Only the lines from the start of the data through the line with "(105:2.48) -- (105:7.44);" belong in the copy. Restate them word for word, minus the pictures.

### DATA SECTION ###

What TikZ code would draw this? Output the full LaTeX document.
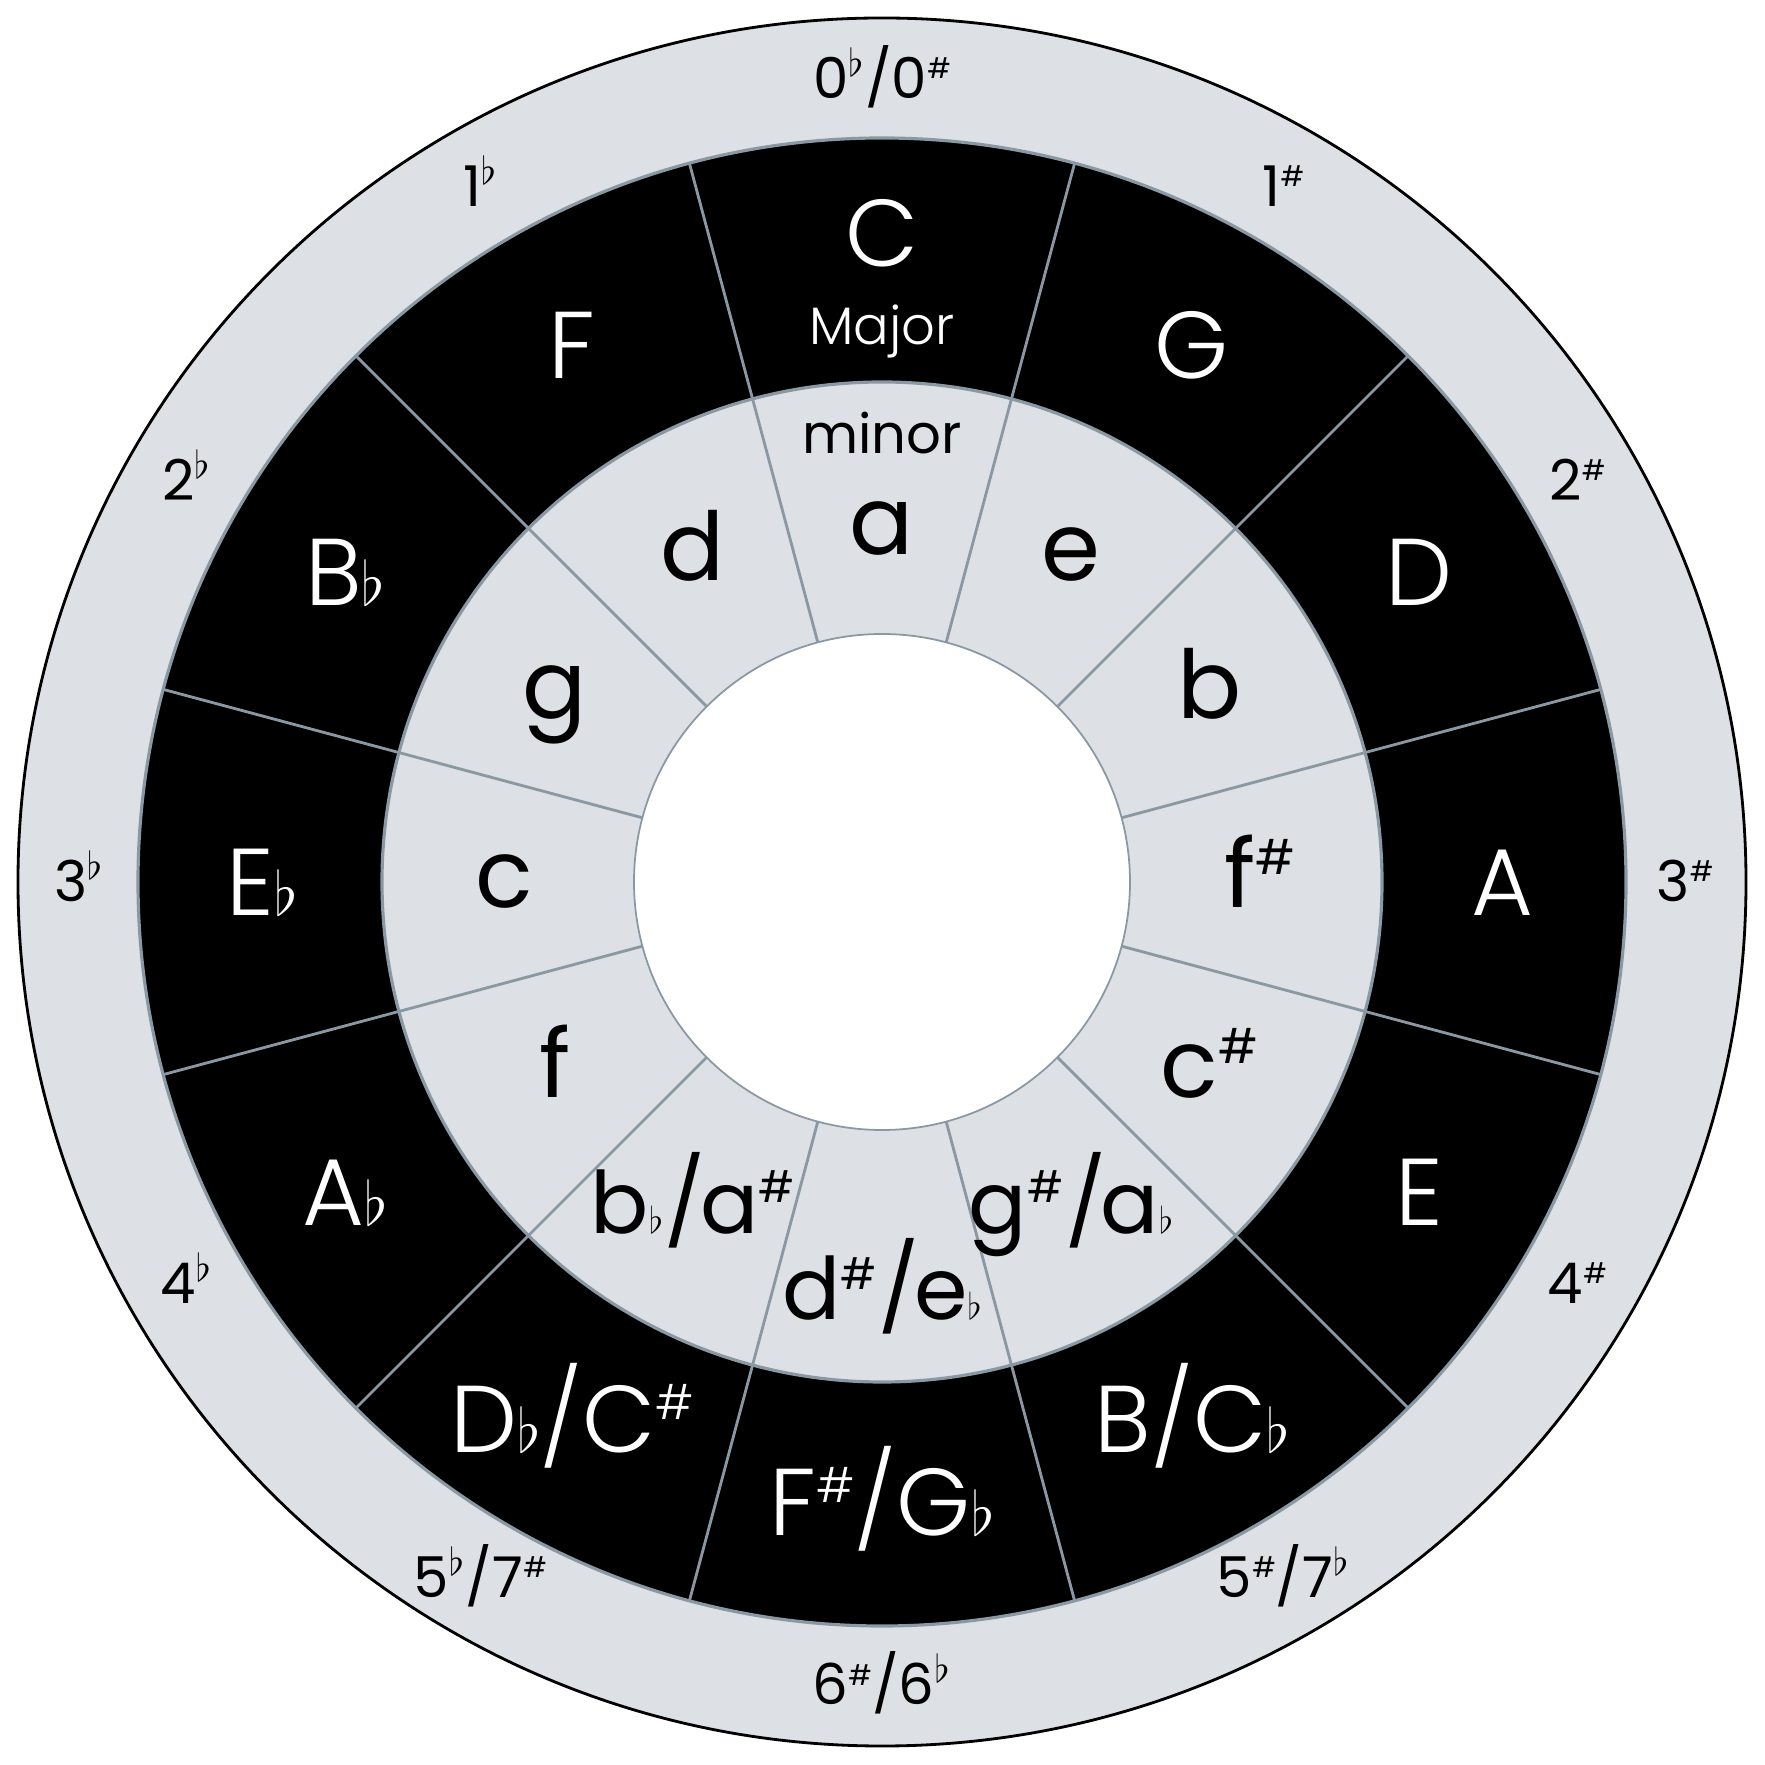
\documentclass[tikz,border=0pt]{standalone}
\usepackage{fontspec}
\setmainfont{Poppins}
\newfontfamily\lightfont{Poppins Light}
\definecolor{RingClr}{HTML}{DDE0E4}
\definecolor{DivClr}{HTML}{8A98A3}
\newcommand\fl{\scalebox{0.7}{$\flat$}}
\newcommand\sfl{\scalebox{0.42}{$\flat$}}
\newcommand\sh{\raisebox{0.35em}{\scalebox{0.5}{\#}}}
\newcommand\upfl{\textsuperscript{$\flat$}}
\newcommand\slh{\kern0.02em/\kern-0.06em}

\begin{document}
\begin{tikzpicture}[
  majorlbl/.style={text=white,font=\lightfont\fontsize{27}{27}\selectfont,text height=19pt,text depth=0pt,inner sep=0pt},
  minorlbl/.style={text=black,font=\fontsize{27}{27}\selectfont,text height=14.8pt,text depth=0pt,inner sep=0pt},
  minorpair/.style={minorlbl,font=\fontsize{24.5}{24.5}\selectfont,text height=13.5pt},
  numlbl/.style={font=\fontsize{16}{16}\selectfont,text height=11.2pt,text depth=0pt,inner sep=0pt},
  divider/.style={draw=DivClr,line width=0.8pt}]
\useasboundingbox (-8.82,-8.83) rectangle (8.83,8.82);
\coordinate (O) at (0,0);

% rings
\fill[RingClr] (O) circle (8.64);
\draw[line width=0.8pt] (O) circle (8.64);
\fill[black] (O) circle (7.44);
\draw[DivClr,line width=0.9pt] (O) circle (7.44);
\fill[RingClr] (O) circle (5.00);
\draw[DivClr,line width=0.9pt] (O) circle (5.00);
\fill[white] (O) circle (2.48);
\draw[DivClr,line width=0.5pt] (O) circle (2.48);

% dividers
\draw[divider] (75:2.48) -- (75:7.44);
\draw[divider] (45:2.48) -- (45:7.44);
\draw[divider] (15:2.48) -- (15:7.44);
\draw[divider] (-15:2.48) -- (-15:7.44);
\draw[divider] (-45:2.48) -- (-45:7.44);
\draw[divider] (-75:2.48) -- (-75:7.44);
\draw[divider] (-105:2.48) -- (-105:7.44);
\draw[divider] (-135:2.48) -- (-135:7.44);
\draw[divider] (-165:2.48) -- (-165:7.44);
\draw[divider] (165:2.48) -- (165:7.44);
\draw[divider] (135:2.48) -- (135:7.44);
\draw[divider] (105:2.48) -- (105:7.44);

% major keys
\node[majorlbl] (C) at (90:6.49) {C};
\node[majorlbl,font=\lightfont\fontsize{15}{15}\selectfont,text height=10.5pt] (Major) at (90:5.56) {Major};
\node[majorlbl] (G) at (60:6.2) {G};
\node[majorlbl] (D) at (30:6.2) {D};
\node[majorlbl] (A) at (0:6.2) {A};
\node[majorlbl] (E) at (-30:6.2) {E};
\node[majorlbl] (B) at (-60:6.2) {B/C\fl};
\node[majorlbl] (Fs) at (-90:6.2) {F\sh/G\fl};
\node[majorlbl] (Db) at (-120:6.2) {D\fl/C\sh};
\node[majorlbl] (Ab) at (-150:6.2) {A\fl};
\node[majorlbl] (Eb) at (180:6.2) {E\fl};
\node[majorlbl] (Bb) at (150:6.2) {B\fl};
\node[majorlbl] (F) at (120:6.2) {F};

% minor keys
\node[minorlbl] (a) at (90:3.53) {a};
\node[minorlbl,font=\fontsize{15.5}{15.5}\selectfont,text height=8.5pt] (minor) at (90:4.43) {minor};
\node[minorlbl] (e) at (60:3.78) {e};
\node[minorlbl] (b) at (30:3.78) {b};
\node[minorlbl] (fs) at (0:3.78) {f\sh};
\node[minorlbl] (cs) at (-30:3.78) {c\sh};
\node[minorpair] (gs) at (-60:3.78) {g\sh\slh a\sfl};
\node[minorpair] (ds) at (-90:4.14) {d\sh\slh e\sfl};
\node[minorpair] (bb) at (-120:3.78) {b\sfl\slh a\sh};
\node[minorlbl] (f) at (-150:3.78) {f};
\node[minorlbl] (c) at (180:3.78) {c};
\node[minorlbl] (g) at (150:3.78) {g};
\node[minorlbl] (d) at (120:3.78) {d};

% accidentals
\node[numlbl] (n0) at (90:8.03) {0\upfl/0\sh};
\node[numlbl] (s1) at (60:8.03) {1\sh};
\node[numlbl] (s2) at (30:8.03) {2\sh};
\node[numlbl] (s3) at (0:8.03) {3\sh};
\node[numlbl] (s4) at (-30:8.03) {4\sh};
\node[numlbl] (s5) at (-60:8.03) {5\sh/7\upfl};
\node[numlbl] (n6) at (-90:8.03) {6\sh/6\upfl};
\node[numlbl] (f5) at (-120:8.03) {5\upfl/7\sh};
\node[numlbl] (f4) at (-150:8.03) {4\upfl};
\node[numlbl] (f3) at (180:8.03) {3\upfl};
\node[numlbl] (f2) at (150:8.03) {2\upfl};
\node[numlbl] (f1) at (120:8.03) {1\upfl};

\end{tikzpicture}
\end{document}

###

* _OUTPUT OF THE EXERCISE_:
What TikZ code would draw this? Output the full LaTeX document.
\documentclass[tikz,border=0pt]{standalone}
\usepackage{fontspec}
\setmainfont{Poppins}
\newfontfamily\lightfont{Poppins Light}
\definecolor{RingClr}{HTML}{DDE0E4}
\definecolor{DivClr}{HTML}{8A98A3}
\newcommand\fl{\scalebox{0.7}{$\flat$}}
\newcommand\sfl{\scalebox{0.42}{$\flat$}}
\newcommand\sh{\raisebox{0.35em}{\scalebox{0.5}{\#}}}
\newcommand\upfl{\textsuperscript{$\flat$}}
\newcommand\slh{\kern0.02em/\kern-0.06em}

\begin{document}
\begin{tikzpicture}[
  majorlbl/.style={text=white,font=\lightfont\fontsize{27}{27}\selectfont,text height=19pt,text depth=0pt,inner sep=0pt},
  minorlbl/.style={text=black,font=\fontsize{27}{27}\selectfont,text height=14.8pt,text depth=0pt,inner sep=0pt},
  minorpair/.style={minorlbl,font=\fontsize{24.5}{24.5}\selectfont,text height=13.5pt},
  numlbl/.style={font=\fontsize{16}{16}\selectfont,text height=11.2pt,text depth=0pt,inner sep=0pt},
  divider/.style={draw=DivClr,line width=0.8pt}]
\useasboundingbox (-8.82,-8.83) rectangle (8.83,8.82);
\coordinate (O) at (0,0);

% rings
\fill[RingClr] (O) circle (8.64);
\draw[line width=0.8pt] (O) circle (8.64);
\fill[black] (O) circle (7.44);
\draw[DivClr,line width=0.9pt] (O) circle (7.44);
\fill[RingClr] (O) circle (5.00);
\draw[DivClr,line width=0.9pt] (O) circle (5.00);
\fill[white] (O) circle (2.48);
\draw[DivClr,line width=0.5pt] (O) circle (2.48);

% dividers
\draw[divider] (75:2.48) -- (75:7.44);
\draw[divider] (45:2.48) -- (45:7.44);
\draw[divider] (15:2.48) -- (15:7.44);
\draw[divider] (-15:2.48) -- (-15:7.44);
\draw[divider] (-45:2.48) -- (-45:7.44);
\draw[divider] (-75:2.48) -- (-75:7.44);
\draw[divider] (-105:2.48) -- (-105:7.44);
\draw[divider] (-135:2.48) -- (-135:7.44);
\draw[divider] (-165:2.48) -- (-165:7.44);
\draw[divider] (165:2.48) -- (165:7.44);
\draw[divider] (135:2.48) -- (135:7.44);
\draw[divider] (105:2.48) -- (105:7.44);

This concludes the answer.